All that is to say that, for once, the fact that we’re getting a whole new Blur album overshadows most of the nitpicks I have about “The Narcissist.” I have a feeling that I’m gonna enjoy Hot Blur Summer.
“I Need Some Fine Wine and You, You Need to Be Nicer” – The Cardigans
If I didn’t know any better, I would’ve thought this was a Giant Drag song—it’s got a very similar kind of bite. I’ve only listened to First Band on the Moon, but this song has me wondering what happened between that and their final record, Super Extra Gravity. I wouldn’t call it a sea change—it’s still got the pop sensibility that Nina Persson perfected to a science, but there’s an undeniable roughness to the song that pushes it more towards the edges. Persson’s voice, although it retains her signature, dainty tone, curls into a rasp as the song begins with half-spoken dog commands—”Sit/good dog/stay/bad dog/down/roll over.” The rest of that song is as bitter as the intro suggests, singing of a relationship gone sour, dulled by alcohol and fleeting visions of lost love. The Cardigans have toyed with these kinds of songs, but this one really makes the feel come through—it’s still a pop song through and through, but the sharpening of the guitars on this one make the image really come to life. “I Need Some Fine Wine” is, in short, Nina Persson’s hairdo in most of the video—it coexists as the neatly braided crown and the spiky hairs coming out all at once.
Full disclosure: I hoard reaction images. Too many. But even a refined reaction image connoisseur such as myself knows that some images are only suited for very specific, sacred times. You can’t go about wasting them willy-nilly, even if they are just…well, sitting on your phone. It’s not every day that something can evoke the feeling contained in this image, for instance:
But that’s how “Sinnerman” feels. All the way through.
Every TV show and film that this song has been featured in has cut it tragically short; and no, I don’t mean to call Gerard Way and Taika Waititi cowards, because they clearly aren’t, but also…if you’re going to include this song in anything, you have to go the whole mile—the 10:19 mile, to be exact. And if there’s any song that commands the listener to sprint through its entire length, it’s this one.
I can take longer songs, but there’s a specific art to crafting them: for me, if a song goes past the 6 or 7 minute mark, there has to be something that keeps me listening—that applies to any song, technically, but if you have that long of a song that mostly consists of repetition, you’ve started to lose me (lookin’ at you, LCD Soundsystem…you can pull it off sometimes…). Oingo Boingo’s sprawling, nearly 16 minute long swan song “Change,” for instance, has plenty of recurring musical motifs, but it keeps you on your toes, whether that be with artfully-placed oddball instrumentation or bizarre samples. But there’s a way that long song repetition can be done—my favorite song of all time, in fact, does just that; Blur’s “Tender” has a somewhat tidier format, but they bypass the LCD Soundsystem syndrome not just with breaks for Graham Coxon’s bluesy riffs and choir, but by fueling it with nothing but Emotion with a capital E—”love’s the greatest thing,” after all.

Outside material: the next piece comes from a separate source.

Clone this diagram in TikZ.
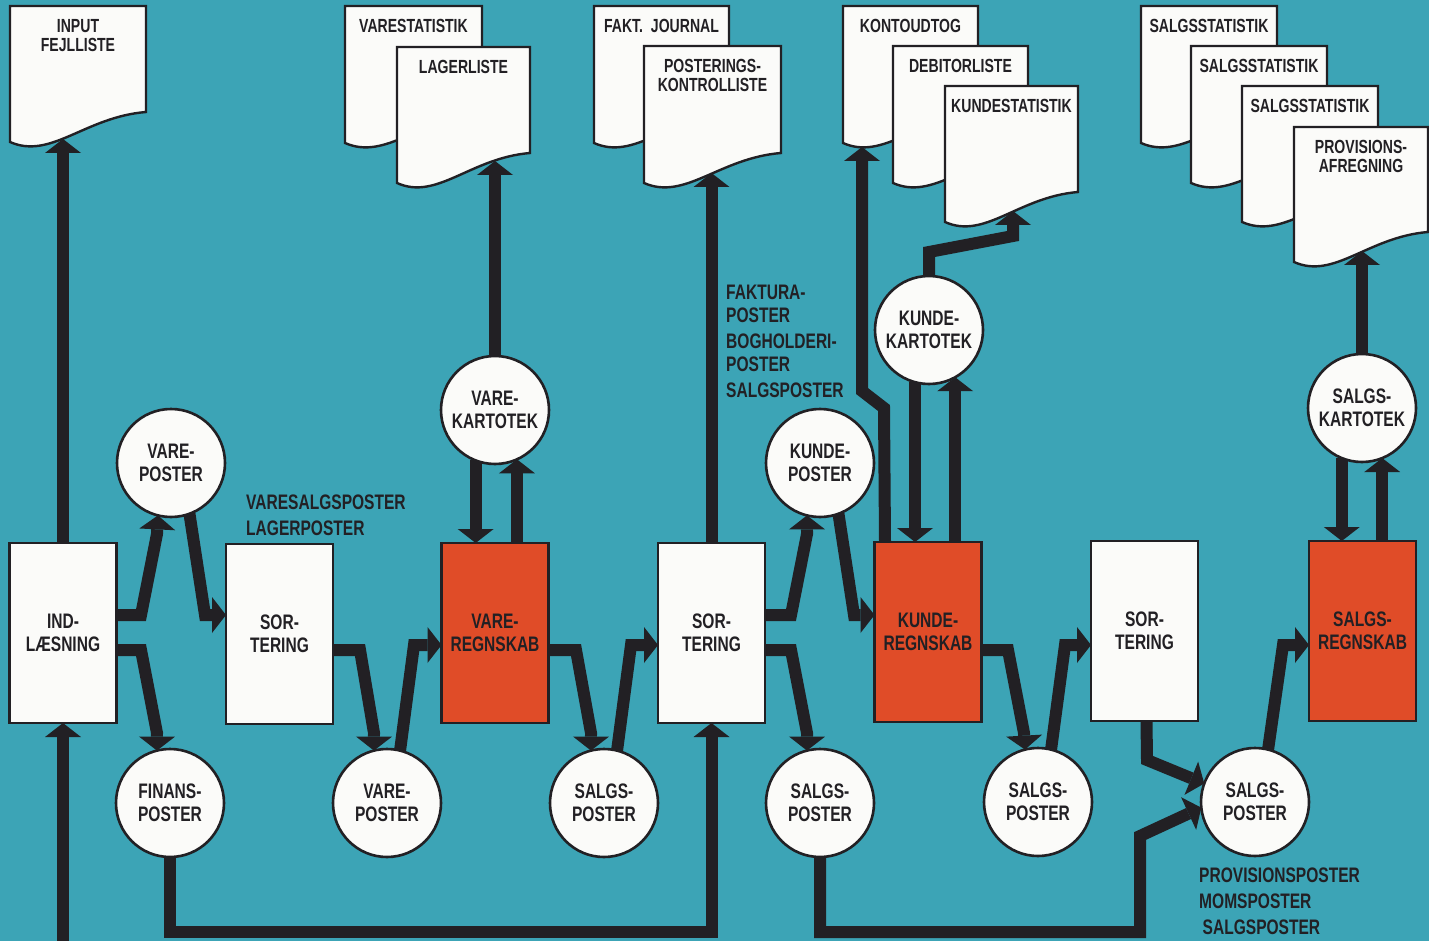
\documentclass[tikz,border=0pt]{standalone}
\usepackage{fontspec}
\setmainfont[FakeStretch=0.74]{Liberation Sans}
\usetikzlibrary{arrows.meta,calc}
\pgfdeclarelayer{bg}
\pgfsetlayers{bg,main}
\definecolor{sea}{RGB}{60,164,182}
\definecolor{brick}{RGB}{224,76,40}
\definecolor{ink}{RGB}{34,32,36}
\definecolor{paper}{RGB}{251,251,249}
\newcommand\lbl{\fontsize{21}{23}\selectfont\bfseries}
\newcommand\dlbl{\fontsize{19}{19}\selectfont\bfseries}
\newcommand\docsheet[4]{%
  \filldraw[doc] ({#1},{#2}) -- ({#3},{#2}) -- ({#3},{#4-30})
    .. controls ({#1+0.55*(#3-#1)},{#4-25}) and ({#1+0.3*(#3-#1)},{#4+18}) .. ({#1},{#4}) -- cycle;}
\begin{document}
\begin{tikzpicture}[x=1pt,y=-1pt,
  box/.style={draw=ink, line width=2.6pt, minimum width=107pt, minimum height=180pt,
    inner sep=0pt, outer sep=0pt, align=center, font=\lbl, text=ink},
  proc/.style={box, fill=paper},
  acct/.style={box, fill=brick},
  store/.style={circle, draw=ink, fill=paper, line width=2.6pt, minimum size=108pt,
    inner sep=0pt, outer sep=0pt, align=center, font=\lbl, text=ink},
  doc/.style={draw=ink, fill=paper, line width=2.4pt, line join=miter},
  doclabel/.style={anchor=north, inner sep=0pt, align=center, font=\dlbl, text=ink},
  note/.style={anchor=north west, inner sep=0pt, align=left, font=\lbl, text=ink},
  flow/.style={draw=ink, line width=12pt, line join=miter,
    -{Triangle[width=36pt,length=14pt,line width=0pt]}}]
\begin{pgfonlayer}{bg}
  \fill[sea] (0,0) rectangle (1429,941);
\end{pgfonlayer}
\useasboundingbox (0,0) rectangle (1429,941);

% documents
\docsheet{10}{6}{146}{142}
\node[doclabel] (d1) at (78,19) {INPUT\\FEJLLISTE};
\docsheet{345}{6}{482}{143}
\node[doclabel] (d2) at (413.5,19) {VARESTATISTIK};
\docsheet{397}{47}{530}{183}
\node[doclabel] (d3) at (463.5,60) {LAGERLISTE};
\docsheet{594}{6}{729}{143}
\node[doclabel] (d4) at (661.5,19) {FAKT.~~JOURNAL};
\docsheet{644}{46}{781}{183}
\node[doclabel] (d5) at (712.5,59) {POSTERINGS-\\KONTROLLISTE};
\docsheet{843}{6}{978}{143}
\node[doclabel] (d6) at (910.5,19) {KONTOUDTOG};
\docsheet{893}{46}{1028}{183}
\node[doclabel] (d7) at (960.5,59) {DEBITORLISTE};
\docsheet{945}{86}{1078}{222}
\node[doclabel] (d8) at (1011.5,99) {KUNDESTATISTIK};
\docsheet{1141}{6}{1277}{143}
\node[doclabel] (d9) at (1209,19) {SALGSSTATISTIK};
\docsheet{1191}{46}{1327}{183}
\node[doclabel] (d10) at (1259,59) {SALGSSTATISTIK};
\docsheet{1242}{86}{1378}{222}
\node[doclabel] (d11) at (1310,99) {SALGSSTATISTIK};
\docsheet{1294}{127}{1428}{262}
\node[doclabel] (d12) at (1361,140) {PROVISIONS-\\AFREGNING};

% process boxes
\node[proc] (ind)   at (63,633)     {IND-\\LÆSNING};
\node[proc] (sort1) at (279.5,634)  {SOR-\\TERING};
\node[acct] (vreg)  at (495,633)    {VARE-\\REGNSKAB};
\node[proc] (sort2) at (711.5,633)  {SOR-\\TERING};
\node[acct] (kreg)  at (928,632)    {KUNDE-\\REGNSKAB};
\node[proc] (sort3) at (1144.5,631) {SOR-\\TERING};
\node[acct] (sreg)  at (1362.5,631) {SALGS-\\REGNSKAB};

% stores
\node[store] (vp1) at (171,463)  {VARE-\\POSTER};
\node[store] (fp)  at (170,803)  {FINANS-\\POSTER};
\node[store] (vp2) at (387,803)  {VARE-\\POSTER};
\node[store] (vk)  at (495,410)  {VARE-\\KARTOTEK};
\node[store] (sp1) at (604,803)  {SALGS-\\POSTER};
\node[store] (kp)  at (820,463)  {KUNDE-\\POSTER};
\node[store] (sp2) at (820,803)  {SALGS-\\POSTER};
\node[store] (kk)  at (929,330)  {KUNDE-\\KARTOTEK};
\node[store] (sp3) at (1038,802) {SALGS-\\POSTER};
\node[store] (sp4) at (1255,802) {SALGS-\\POSTER};
\node[store] (sk)  at (1362,408) {SALGS-\\KARTOTEK};

% free labels
\node[note] (n1) at (246,495) {VARESALGSPOSTER\\[3pt]LAGERPOSTER};
\node[note] (n2) at (726,285) {FAKTURA-\\POSTER\\[3pt]BOGHOLDERI-\\POSTER\\[3pt]SALGSPOSTER};
\node[note] (n3) at (1199,868) {PROVISIONSPOSTER\\[3pt]MOMSPOSTER\\[3pt]\,SALGSPOSTER};

% named points
\coordinate (yup) at (0,615);
\coordinate (ydn) at (0,650);
\coordinate (yin) at (0,645);
\coordinate (d1in) at (63,139);
\coordinate (d3in) at (495,161);
\coordinate (d5in) at (711.5,173);
\coordinate (d6in) at (862,147);
\coordinate (d8in) at (1013,211);
\coordinate (d12in) at (1362,251);
\coordinate (edge) at (63,941);

\begin{pgfonlayer}{bg}
\draw[flow] (ind.north) -- (d1in);
\draw[flow] (edge) -- (ind.south);
\draw[flow] (ind.east |- yup) -- (141,615) -- (157,534) -- (vp1.256);
\draw[flow] (ind.east |- ydn) -- (141,650) -- (157,733) -- (fp.104);
\draw[flow] (vp1.-70) -- (205,615) -- (sort1.west |- yup);
\draw[flow] (sort1.east |- ydn) -- (360,650) -- (374,733) -- (vp2.104);
\draw[flow] (vp2.76) -- (414,645) -- (vreg.west |- yin);
\draw[flow] (vreg.east |- ydn) -- (576,650) -- (591,733) -- (sp1.104);
\draw[flow] (sp1.76) -- (631,645) -- (sort2.west |- yin);
\draw[flow] (vk.249) -- (vk.249 |- vreg.north);
\draw[flow] (vk.-66 |- vreg.north) -- (vk.-66);
\draw[flow] (vk.north) -- (d3in);
\draw[flow] (sort2.north) -- (d5in);
\draw[flow] (sort2.east |- yup) -- (791,615) -- (807,534) -- (kp.256);
\draw[flow] (kp.-70) -- (854,615) -- (kreg.west |- yup);
\draw[flow] (sort2.east |- ydn) -- (791,650) -- (807,733) -- (sp2.104);
\draw[flow] ($(kreg.north)+(-43,0)$) -- (884,408) -- (862,391) -- (d6in);
\draw[flow] (kk.255) -- (kk.255 |- kreg.north);
\draw[flow] (kk.-61 |- kreg.north) -- (kk.-61);
\draw[flow] (kk.north) -- (929,252) -- (1013,236) -- (d8in);
\draw[flow] (kreg.east |- ydn) -- (1008,650) -- (1024,733) -- (sp3.104);
\draw[flow] (sp3.76) -- (1065,645) -- (sort3.west |- yin);
\draw[flow] ($(sort3.south)+(2,0)$) -- (1147,760) -- (sp4.160);
\draw[flow] (sp2.south) -- (820,932) -- (1140,932) -- (1140,836) -- (sp4.186);
\draw[flow] (sp4.76) -- (1283,645) -- (sreg.west |- yin);
\draw[flow] (sk.248) -- (sk.248 |- sreg.north);
\draw[flow] (sk.-68 |- sreg.north) -- (sk.-68);
\draw[flow] (sk.north) -- (d12in);
\draw[flow] (fp.south) -- (170,932) -- (711.5,932) -- (sort2.south);
\end{pgfonlayer}
\end{tikzpicture}
\end{document}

“Sinnerman,” however, does both of those things—it’s essentially the mother of every epic, extensively long song that you can think of. Even knowing the years that Nina Simone was active, it still amazes me that this was released in 1965. I could almost understand it if it had been the late sixties, when everybody started to realized how freeing musical experimentation was. Simone’s musical career was defined by pushing against so many barriers, from her protest music to her incredible piano skills, but this song pushed the envelope in such a wildly different way. Through all 10+ minutes, there’s an energy that seems to live and breathe and never stop—even when the music begins to die down in favor of Simone’s piano and a chorus of clapping. It’s a song on a desperate mission, one that takes no prisoners and never stops to catch its breath. Even though the song is an amalgamation of scattered 50’s songs, gospel, African spirituals, and remnants from her own religious upbringing, it can be easily reduced to a single word, one that Simone famously belts out near the song’s climactic ending—”power.” I can’t think of many other songs that grab you by the shirt collar and keep you hanging there quite like this—nothing comes close to how propulsive Simone is, with how purely propulsive both her voice and her piano playing are. Again—take my word with a grain of salt, but this really is a masterpiece. And knowing that she used to end her live shows with this song…WHEW. What a song.
Whether or not it was intentional, it’s fitting that this song shares space with a song called “YMCA Pool.” Two dubious bodies of liquid on one single.
With some songs that end up as singles after the released of an album, you’re left wanting—what could’ve changed if that track was on the album, as originally intended? (see: “Bicycle”) But some songs were made to be tiny, standalone packages, never leftovers for works past or teasers for what’s to come. “Sea of Blood” works exactly this way—it’s got the sprightly beats and guitar work of something circa Dry Food or even Bent Nail – EP, but there’s something about the short, snappy atmosphere of it that doesn’t confine it to any of Kempner’s previous works. It might fight the catchier, brighter side of Dry Food, but it doesn’t quite match the introspection. It’s got the experience that Bent Nail hadn’t fully achieved yet. And yet it still sounds like a home demo, but so fully realized—a neat drum machine accompanies Kempner’s signature rasp, sharp lyrics, and climbing guitar fingerings all come together in what has the sound quality just above an iPhone voice memo, but the polish that comes from nurturing a tune like this for a long time. And leave it to Palehound to name a song something like “Sea of Blood,” a title you’d expect to come with throat-burning, heavy metal screaming, but start off the song with a line as innocuous as “I’m every bit as fragile as a baby bird.” You sly dog, you…hound?
Since this post consists entirely of songs, consider all of them to be today’s song.
That’s it for this week’s Sunday Songs! Have a wonderful rest of your day, and take care of yourselves!